猫の健康状態の異変を早期に発見するためには、やはり飼い主が猫の普段の行動や様子を把握しておき、わずかな変化にも気づける力を養うことが重要です。
おすすめは、愛猫観察日記をつけることです。具体的には次のような項目があれば十分でしょう。
- 食事量や食欲
- 排泄の回数や様子
- 活動量など
- 体重(月に1〜2度)
猫が健康なうちから、記録しておくことで「最近、食べ残しが増えたかな」とか「おもちゃを振っても関心を示さなくなった」などがわかりやすくなります。
また、最近ではAIを利用した「猫の痛みの表情」を検知するサービスなども出ています。

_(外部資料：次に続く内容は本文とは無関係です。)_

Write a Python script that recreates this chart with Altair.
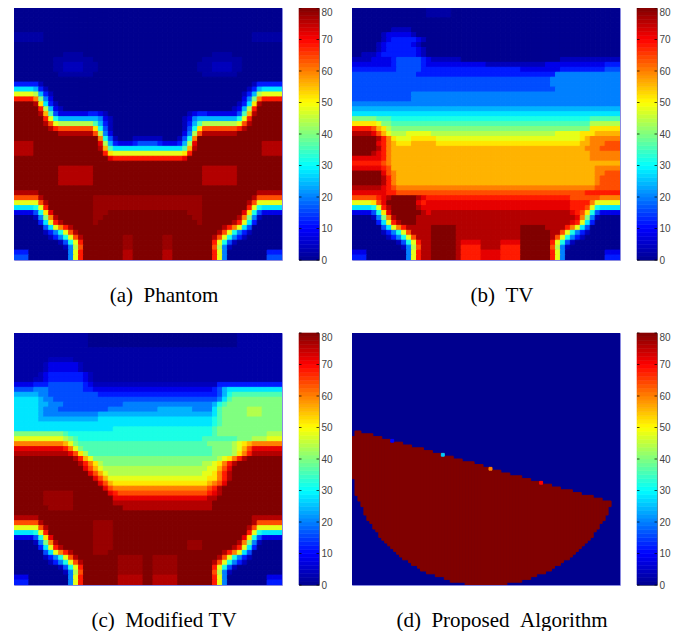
import altair as alt
import pandas as pd

# Heat-map values, one string per image row.  Each token is a level code followed by a repeat count;
# the last token of a row fills the remaining cells.
LEVELS = "0123456789abcdefghijk"          # code index x 4 = value
EXTRA_LEVELS = {"x": 2, "m": 78}          # faint lobes between two levels

# left half only: the phantom is mirror-symmetric
PHANTOM_HALF = [
"0","0","0","0","0","x6 0","x6 0","0","0","010 x4 0","08 x8 0","08 x2 14 x3 0","08 x2 14 x3 0","09 x7 0","0",
"35 1 0","74 6 3 1 0","c4 b 6 3 1 0","h4 f a 5 2 0","k4 j d 7 3 1 0","k5 h b 6 2 1 0",
"k5 j e 9 4 26 32 2 1 0","k6 h c 8 68 5 2 1 0","k6 j g c b7 9 6 3 1 0","k7 j h g7 d 8 4 1 0","k9 j7 g b 5 2 0",
"k17 f 8 4 1 03 13","j4 k13 i b 6 3 23 3 4","j4 k13 j e 9 7","j4 k14 h d c","k19 i h","k",
"k9 j7 k","k9 j7 k","k9 j7 k","k9 j7 k","k","j5 k","g5 j k10 m","c5 g j k9 m","74 8 c h k9 m",
"24 4 8 d i k8 m3 k","04 1 5 a f j k7 m2 k","05 3 7 c h j k6 m k","06 4 7 c f h j k","06 1 3 5 8 c g j k",
"07 1 3 5 8 c g j k8 m2 k","09 1 4 8 c h k8 m2 k","010 1 5 b g k8 m2 k","33 08 5 c h k8 j2 k","43 08 5 c h k8 j2 k",
]
TV = [
"015 x5 0","015 x5 0","0","0","08 14 0","06 1 25 1 0","06 1 2 35 2 1 0","05 1 2 35 2 1 0","05 1 2 3 34 3 2 1 0",
"02 13 2 3 35 3 2 1 0","14 24 3 45 3 2 16 020 1","28 3 45 3 212 112 212 3","39 45 320 28 39 4","413 328 5",
"414 426 5","414 426 5","441 5","412 5","412 5","5","6","7","a5 93 840 9","d5 c a2 940 b","h4 g e d b a40 d",
"j4 i g e c b3 c5 b25 c5 d3 e","k5 j h f d c3 d5 c29 d e f","k5 i h f e d3 e5 d29 e2 f3 g","k5 j h f e39 f3 g",
"k4 j i h f e40 f","i6 h f e40 f","h6 g f e","i6 h g e41 f","k6 i g f e40 f2 g",
"k6 j h f e40 f g","k6 j h f e40 f g","j6 i h g f40 g","i7 h2 g38 h","g5 h i j k5 j i h29 g6 f",
"c4 d g i k6 i h i29 h4 f c","74 8 c h j k5 j i30 h3 g c 8 7","24 4 8 d i k6 j i j28 i h g d 8 4 2",
"04 1 5 a f j k4 j32 i f a 5 1 0","05 3 7 c h j k3 j31 i h c 7 3 0","06 4 7 c f h j j4 k5 j13 k5 j4 h f c 7 4 0",
"06 1 3 5 8 c g j j3 k5 j13 k6 j2 g c 8 5 3 1 0","07 1 3 5 8 c g j j2 k5 j13 k6 j g c 8 5 3 1 0",
"09 1 4 8 c h j2 k5 j i4 j4 i4 k6 h c 8 4 1 0","010 1 5 b g j2 k5 j h4 j4 h4 k6 g b 5 1 0",
"23 08 5 c h j2 k5 j h4 i4 h4 k6 h c 5 08 2","33 08 5 c h j2 k5 j h4 i4 h4 k6 h c 5 08 3",
]
MODIFIED_TV = [
"x15 030 x","x15 030 x","x15 030 x","x","x","x7 15 x","x6 1 26 1 x","x6 1 26 1 x","x5 1 2 37 2 1 x","x4 12 2 37 2 1 x",
"24 33 47 3 2 125 3","44 53 47 32 224 3 4 6 7","65 52 410 324 4 6 8 9","75 6 52 433 5 7 9 a",
"75 62 53 412 518 6 8 9 a","75 6 53 410 510 67 54 7 9 a5 b3 a","75 6 511 623 7 9 a5 b3 a",
"75 612 723 8 9 a","740 8 9 a","720 820 9 a","a10 9 829 9 a10 b","c10 b a 9 825 97 a3 b3 c",
"f10 e c a 9 925 a5 b c d e f","i10 h f c a 926 a4 b c e g i","j11 i g d b 925 a4 b d f h j",
"k12 j h e c a25 b c d f h j k","k13 j h f d b a20 b2 c d f h j k","k14 i g e c b20 b c2 e g i k",
"k15 i g e c b19 c2 d f h j k","k16 i g e c20 d2 f h j k","k17 i g e d19 e f g i k","k18 i g f19 g h j k",
"k6 m6 k7 i h g18 h i j k","k6 m6 k8 i19 j2 k","k6 m6 k8 j20 k","k7 m5 k10 j18 k","k","j5 k43 j",
"g5 j k10 m4 k28 j g","c5 g j k9 m4 k27 j g c","74 8 c h k9 m4 k27 h c 8 7","24 4 8 d i k8 m4 k26 i d 8 4 2",
"04 1 5 a f j k7 m4 k15 m3 k7 j f a 5 1 0","05 3 7 c h j k6 m4 k15 m3 k6 j h c 7 3 0",
"06 4 7 c f h j k4 m3 k23 j h f c 7 4 0","06 1 3 5 8 c g j k8 m5 k2 m5 k8 j g c 8 5 3 1 0",
"07 1 3 5 8 c g j k7 m5 k2 m5 k7 j g c 8 5 3 1 0","09 1 4 8 c h k7 m5 k2 m5 k7 h c 8 4 1 0",
"010 1 5 b g k7 m5 k2 m5 k7 g b 5 1 0","23 08 5 c h k7 j5 k2 j5 k7 h c 5 08 2","33 08 5 c h k7 j5 k2 j5 k7 h c 5 08 3",
]

# Proposed Algorithm: 90 x 90 grid; for each column, first and last+1 row of the filled region
PROPOSED_TOP = [37,35,35,36,36,36,36,37,37,37,38,38,38,39,39,39,39,40,40,40,41,41,41,41,42,42,42,43,43,43,43,44,44,44,
45,45,45,46,46,46,46,47,47,47,48,48,48,49,49,49,50,50,50,51,51,51,51,52,52,52,53,53,53,53,54,54,54,55,55,55,
56,56,56,56,57,57,57,58,58,58,58,59,59,59,60,60,60]
PROPOSED_BOTTOM = [52,58,60,62,65,67,68,70,71,73,74,75,76,77,78,79,80,81,81,82,83,83,84,85,85,86,86,86,87,87,87,88,88,
89,89,89,89,89,90,90,90,90,90,90,90,90,90,90,90,90,90,90,89,89,89,89,89,88,88,88,87,87,86,86,86,85,85,84,83,83,82,81,81,
80,79,78,77,76,75,74,73,71,70,68,67,65,62]
PROPOSED_SPOTS = [(13, 38, 10), (30, 43, 26), (46, 48, 60), (63, 53, 70)]

CAPTIONS = ["(a)\u00a0\u00a0Phantom", "(b)\u00a0\u00a0TV", "(c)\u00a0\u00a0Modified\u00a0TV", "(d)\u00a0\u00a0Proposed\u00a0\u00a0Algorithm"]
CBAR_TICKS = [0, 10, 20, 30, 40, 50, 60, 70, 80]

JET = alt.Scale(domain=[0, 10, 30, 50, 70, 80],
                range=["#00008f", "#0000ff", "#00ffff", "#ffff00", "#ff0000", "#800000"],
                interpolate="rgb", clamp=True)
PW, PH = 268, 252
NC, NR = 54, 51


def decode(rows, width):
    out = []
    for row in rows:
        cells = []
        toks = row.split()
        for tok in toks:
            cells += [tok[0]] * int(tok[1:] or 1)
        cells += [toks[-1][0]] * (width - len(cells))
        out.append(cells[:width])
    return out


def level(ch):
    return EXTRA_LEVELS[ch] if ch in EXTRA_LEVELS else LEVELS.index(ch) * 4


def frame(grid):
    recs = []
    for r, row in enumerate(grid):
        for c, ch in enumerate(row):
            recs.append({"c": c, "c2": c + 1, "r": r, "r2": r + 1, "v": level(ch)})
    return pd.DataFrame(recs)


def heat(df, caption, nc, nr):
    return alt.Chart(df).mark_rect(strokeWidth=1, clip=True).encode(
        x=alt.X("c:Q", scale=alt.Scale(domain=[0, nc], nice=False, zero=False),
                axis=alt.Axis(labels=False, ticks=False, domain=False, grid=False, title=caption,
                              titleFont="Liberation Serif", titleFontSize=21, titleFontWeight="normal",
                              titleColor="#000000", titleX=PW / 2 + 15.5, titleY=41, titleAlign="center",
                              titleBaseline="alphabetic")),
        x2="c2:Q",
        y=alt.Y("r:Q", scale=alt.Scale(domain=[0, nr], nice=False, zero=False, reverse=True), axis=None),
        y2="r2:Q",
        color=alt.Color("v:Q", scale=JET, legend=None),
        stroke=alt.Stroke("v:Q", scale=JET, legend=None),
    ).properties(width=PW, height=PH, view=alt.ViewBackground(stroke="#8a8ae0", strokeWidth=1))


def colorbar():
    df = pd.DataFrame({"lo": [i * 80 / 64 for i in range(64)], "hi": [(i + 1) * 80 / 64 for i in range(64)],
                       "mid": [(i + .5) * 80 / 64 for i in range(64)]})
    axis = alt.Axis(orient="right", values=CBAR_TICKS, grid=False, domain=False, ticks=False, title=None,
                    labelFont="Liberation Sans", labelFontSize=10, labelColor="#444444", labelPadding=2,
                    labelBound=False, labelFlush=False, labelOverlap=False,
                    labelBaseline=alt.expr("datum.value == 80 ? 'top' : 'middle'"),
                    labelOffset=alt.expr("datum.value == 80 ? -1 : 0"))
    yscale = alt.Scale(domain=[0, 80], nice=False)
    ramp = alt.Chart(df).mark_rect(strokeWidth=0.6).encode(
        x=alt.value(0), x2=alt.value(20),
        y=alt.Y("lo:Q", scale=yscale, axis=axis),
        y2="hi:Q",
        color=alt.Color("mid:Q", scale=JET, legend=None),
        stroke=alt.Stroke("mid:Q", scale=JET, legend=None),
    )
    t = pd.DataFrame({"t": CBAR_TICKS})
    left = alt.Chart(t).mark_rule(color="#000000", strokeWidth=0.7).encode(
        x=alt.value(0), x2=alt.value(2.5), y=alt.Y("t:Q", scale=yscale, axis=axis))
    right = alt.Chart(t).mark_rule(color="#000000", strokeWidth=0.7).encode(
        x=alt.value(17.5), x2=alt.value(20), y=alt.Y("t:Q", scale=yscale, axis=axis))
    return alt.layer(ramp, left, right).properties(width=20, height=PH, view=alt.ViewBackground(stroke="#777777", strokeWidth=1))


a_grid = [row + row[::-1] for row in decode(PHANTOM_HALF, NC // 2)]
b_grid = decode(TV, NC)
c_grid = decode(MODIFIED_TV, NC)

recs = [{"c": 0, "c2": 90, "r": 0, "r2": 90, "v": 0}]
for col, (top, bot) in enumerate(zip(PROPOSED_TOP, PROPOSED_BOTTOM)):
    recs.append({"c": col, "c2": col + 1, "r": top, "r2": bot, "v": 80})
for col, row, val in PROPOSED_SPOTS:
    recs.append({"c": col, "c2": col + 1, "r": row, "r2": row + 1, "v": val})
d_df = pd.DataFrame(recs)

panel_a = heat(frame(a_grid), CAPTIONS[0], NC, NR)
panel_b = heat(frame(b_grid), CAPTIONS[1], NC, NR)
panel_c = heat(frame(c_grid), CAPTIONS[2], NC, NR)
panel_d = heat(d_df, CAPTIONS[3], 90, 90)


def pair(p):
    return alt.hconcat(p, colorbar(), spacing=15)


row1 = alt.hconcat(pair(panel_a), pair(panel_b), spacing=18)
row2 = alt.hconcat(pair(panel_c), pair(panel_d), spacing=18)
chart = alt.vconcat(row1, row2, spacing=25).properties(
    padding={"left": 5, "top": -2, "right": 0, "bottom": 0}, background="#ffffff"
).resolve_scale(color="independent", stroke="independent")

chart.save("out.html", embed_options={"renderer": "svg", "actions": False})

飼い主でもわかりにくい猫の表情の違いを、AIが判定してくれるので思い込みで見過ごすことが減りそうです。
定期的に活用して愛猫の変化にいち早く気づけるよう準備をしておきましょう。
まとめ
猫の体調の異変が判明するのは、飼い主さんによる観察によるものです。猫は本能的に不調を隠す傾向があるため、その微妙な変化を見逃さないようにすることが重要です。
先にあげたような、ふだんとは違った猫の行動によく注意を払いましょう。観察記録や最新技術の活用は痛みの早期発見にも役立ちます。
痛みを放置してしまうと、重大な疾病の見逃しが起き、軽度のものでも治りが悪くなるなど、その後の治療効果が出づらくなることもあります。また、何より心理的なストレスから、猫の生活の質も落ち、その他の体調不良にもつながってしまいます。
なんだか猫がおかしいなと気付いたら、すみやかに動物病院を受診するよう心がけましょう。また、定期的な健康診断を受けて慢性病の予防をしておくことも大切です。